People have a single story of Africa, that instills fear of people ever setting foot onto the continent. Where people come to take, keep taking to the point where they feel entitled. When they give, they give at a fraction of what they took. That a tradition of colonizers taking, subconsciously became a tradition, where African leaders themselves do the same to their own people.
Africa, has so much to offer, but is constantly looked at with disdain. It reminded me of the many awkward dinners I had to sit through, where former non-profit workers from European countries or diplomats talk disapprovingly of the continent. When the continent contributed to their wealth and the ranking of the positions they have in their home country. Where they focused on the narrative of doctored reports. That they oohed and ahhd when they learnt someone was using skype to interview someone from the continent. When fibre optic cables have been available for some years before then. I and another friend were the only black Africans at the table and we exchanged looks. Trying hard not to roll our eyes at the false narrative they had created for themselves. After each dinner, I wondered what was the point of it all? I would feel frustrated because, I wasn't allowed to be the voice of my own country. Their interactions with Africans meant, they were to be treated as a child, regardless of age.
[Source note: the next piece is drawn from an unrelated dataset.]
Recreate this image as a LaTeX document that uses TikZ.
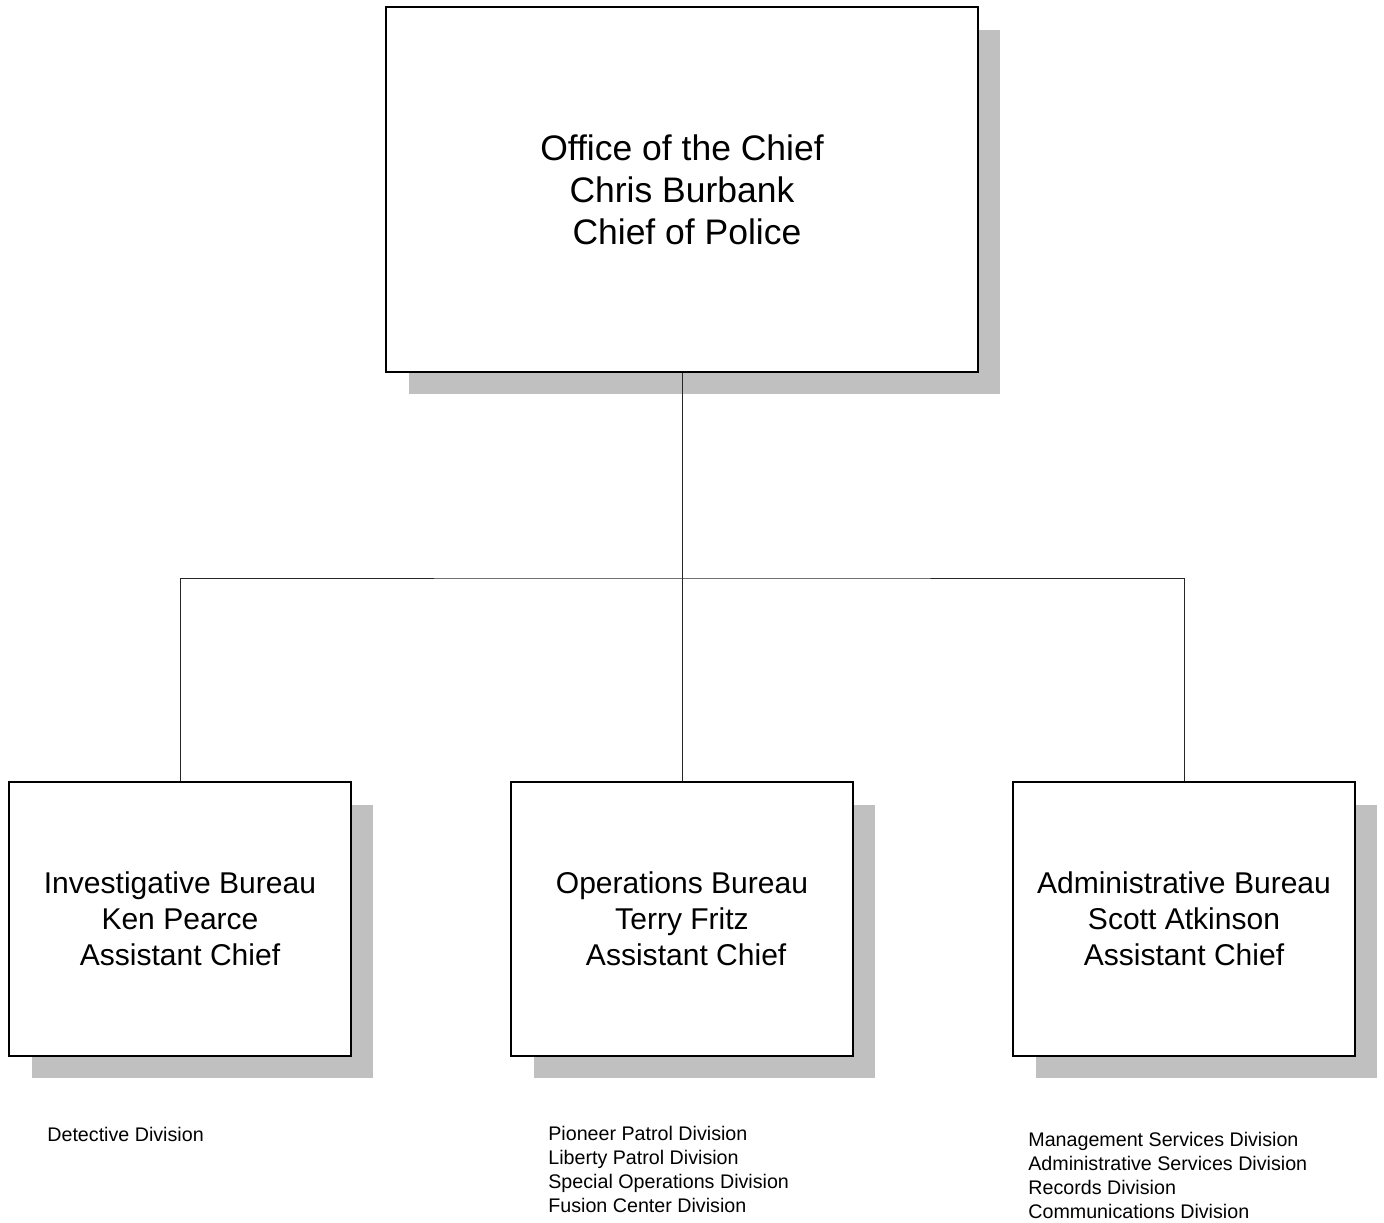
\documentclass[tikz,border=0pt]{standalone}
\usepackage{fontspec}
\setmainfont{Liberation Sans}
\usetikzlibrary{positioning,shadows}
\definecolor{shadowgray}{HTML}{C0C0C0}

\begin{document}
\begin{tikzpicture}[x=0.02cm,y=-0.02cm,
  boxshadow/.style={drop shadow={shadow xshift=0.45cm,shadow yshift=-0.45cm,fill=shadowgray,opacity=1}},
  chiefbox/.style={draw,line width=0.9pt,fill=white,boxshadow,align=center,inner sep=0pt,
    minimum width=11.84cm,minimum height=7.3cm,font=\fontsize{20.2}{23.9}\selectfont},
  bureaubox/.style={draw,line width=0.9pt,fill=white,boxshadow,align=center,inner sep=0pt,
    minimum width=6.84cm,minimum height=5.48cm,font=\fontsize{17.1}{20.5}\selectfont},
  divtext/.style={anchor=base west,inner sep=0pt,font=\fontsize{11.2}{13.7}\selectfont},
  wire/.style={line width=0.5pt,draw=black!85}]
\useasboundingbox (0,0) rectangle (1384,1223);
\node[chiefbox] (chief) at (682,189.5) {Office of the Chief\\Chris Burbank\\\ Chief of Police};
\foreach \n/\x/\a/\b/\c in {inv/180/Investigative Bureau/Ken Pearce/Assistant Chief,
  ops/682/Operations Bureau/Terry Fritz/\ Assistant Chief,
  adm/1184/Administrative Bureau/Scott Atkinson/Assistant Chief} {
  \node[bureaubox] (\n) at (\x,919) {\a\\\b\\\c};
}
\coordinate (bus) at (682,578);
\draw[wire] (chief.south) -- (bus);
\draw[wire] (inv.north) |- (bus) -| (adm.north);
\draw[wire] (ops.north) -- (bus);
\node[divtext] (invdiv0) at (47,1141) {Detective Division};
\foreach \t [count=\k from 0] in {Pioneer Patrol Division,Liberty Patrol Division,
  Special Operations Division,Fusion Center Division} {
  \node[divtext] (opsdiv\k) at (548,{1140+24.3*\k}) {\t};
}
\foreach \t [count=\k from 0] in {Management Services Division,Administrative Services Division,
  Records Division,Communications Division} {
  \node[divtext] (admdiv\k) at (1028,{1146+24*\k}) {\t};
}
\end{tikzpicture}
\end{document}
Their successess reliant on their monetary contributions as sponsors. Yes--indeed, not everyone can afford education and people are at the mercy of kindness, but not everyone should be treated as a sponsor child. When your information should be open to prying. When a random person, insists on knowing how much you are earning or getting paid, when they did not contribute to your education. If you were to pose the same question they would rather die than disclose their salaries. You would be accused of being intrusive. When you were just mirroring their actions.
After watching Black Panther, I feel a renewed sense of purpose, like I have awakened. Not only do I want to learn how to fight like those women in the movie, but I am deeply inspired as a writer. The thought process, the research, the work that went into this movie was with so much heart. So intricate, so meaningful. I strive to have my work, inspire people to be their authentic selves. Ryan Coogler turned his vision from something fictional, that actually ended up making people dream of actually creating a world where we are all respected. Regardless of colour or gender. Wakanda, forever, lives in my heart and I can’t wait to see this vision become a reality.